** begin Data shown **
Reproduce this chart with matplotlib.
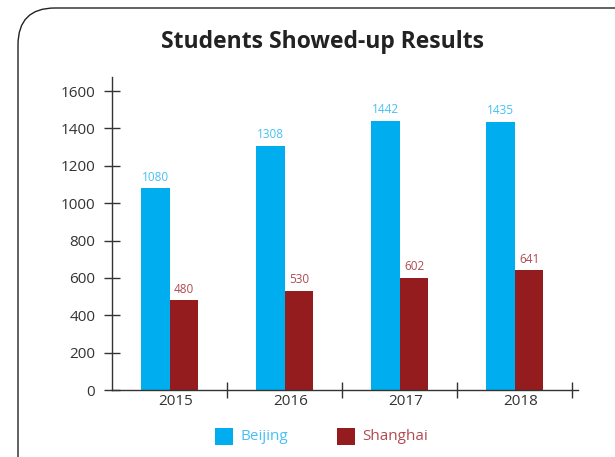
import matplotlib
matplotlib.use("Agg")
import matplotlib.pyplot as plt
from matplotlib.patches import FancyBboxPatch, Rectangle
import numpy as np

years = ["2015", "2016", "2017", "2018"]
beijing = [1080, 1308, 1442, 1435]
shanghai = [480, 530, 602, 641]
yticks = [0, 200, 400, 600, 800, 1000, 1200, 1400, 1600]

c_bj = "#00AEEF"
c_sh = "#941B1E"
c_bj_lbl = "#45C1F2"
c_sh_lbl = "#B04A50"

plt.rcParams['font.family'] = ['Open Sans', 'DejaVu Sans']

fig = plt.figure(figsize=(6.15, 4.57), dpi=100)
fig.patch.set_facecolor("white")

# rounded frame
frame = FancyBboxPatch((18 / 615, -60 / 457), 700 / 615, (457 - 8 + 60) / 457,
                       boxstyle="round,pad=0,rounding_size=0.06",
                       transform=fig.transFigure, fill=False,
                       edgecolor="#222222", linewidth=1.0, mutation_aspect=615 / 457)
fig.patches.append(frame)

ax = fig.add_axes([112 / 615, 1 - 390 / 457, (578 - 112) / 615, (390 - 77) / 457])
x = np.arange(len(years))
w = 0.25
b1 = ax.bar(x - w / 2, beijing, w, color=c_bj, zorder=2)
b2 = ax.bar(x + w / 2, shanghai, w, color=c_sh, zorder=2)

for rect, v in zip(b1, beijing):
    ax.text(rect.get_x() + rect.get_width() / 2, v + 25, str(v), ha="center", va="bottom",
            fontsize=8.5, color=c_bj_lbl)
for rect, v in zip(b2, shanghai):
    ax.text(rect.get_x() + rect.get_width() / 2, v + 25, str(v), ha="center", va="bottom",
            fontsize=8.5, color=c_sh_lbl)

ax.set_xlim(-0.5, 3.55)
ax.set_ylim(0, 1675)
ax.set_yticks(yticks)
ax.set_yticklabels([str(t) for t in yticks], fontsize=11, color="#333333")
ax.set_xticks(x + 0.5)
ax.set_xticklabels([])
ax.set_xticks(x + 0.05, minor=True)
ax.set_xticklabels(years, minor=True, fontsize=11, color="#333333")
ax.tick_params(axis="x", which="major", direction="inout", length=12, width=1, color="#333333")
ax.tick_params(axis="x", which="minor", length=0, pad=3)
ax.tick_params(axis="y", direction="inout", length=12, width=1, color="#333333", pad=6)
for s in ["top", "right"]:
    ax.spines[s].set_visible(False)
for s in ["left", "bottom"]:
    ax.spines[s].set_color("#333333")
    ax.spines[s].set_linewidth(1.0)

fig.text(323 / 615, 1 - 42 / 457, "Students Showed-up Results", ha="center", va="center",
         fontsize=16.5, fontweight="bold", color="#222222")

# legend
for (lx, label, col, tcol) in [(215, "Beijing", c_bj, c_bj_lbl), (337, "Shanghai", c_sh, c_sh_lbl)]:
    fig.patches.append(Rectangle((lx / 615, 1 - 445 / 457), 18 / 615, 17 / 457,
                                 transform=fig.transFigure, facecolor=col, edgecolor="none"))
    fig.text((lx + 25) / 615, 1 - 437 / 457, label, ha="left", va="center",
             fontsize=11, color=tcol)

fig.savefig("out.png", dpi=100, facecolor="white")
** end Data shown **
Leave the pictures out and please restate exactly the lines running from the start of the material through the one with "plt.rcParams['font.family'] = ['Open".

Reproduce this chart with matplotlib.
import matplotlib
matplotlib.use("Agg")
import matplotlib.pyplot as plt
from matplotlib.patches import FancyBboxPatch, Rectangle
import numpy as np

years = ["2015", "2016", "2017", "2018"]
beijing = [1080, 1308, 1442, 1435]
shanghai = [480, 530, 602, 641]
yticks = [0, 200, 400, 600, 800, 1000, 1200, 1400, 1600]

c_bj = "#00AEEF"
c_sh = "#941B1E"
c_bj_lbl = "#45C1F2"
c_sh_lbl = "#B04A50"

plt.rcParams['font.family'] = ['Open Sans', 'DejaVu Sans']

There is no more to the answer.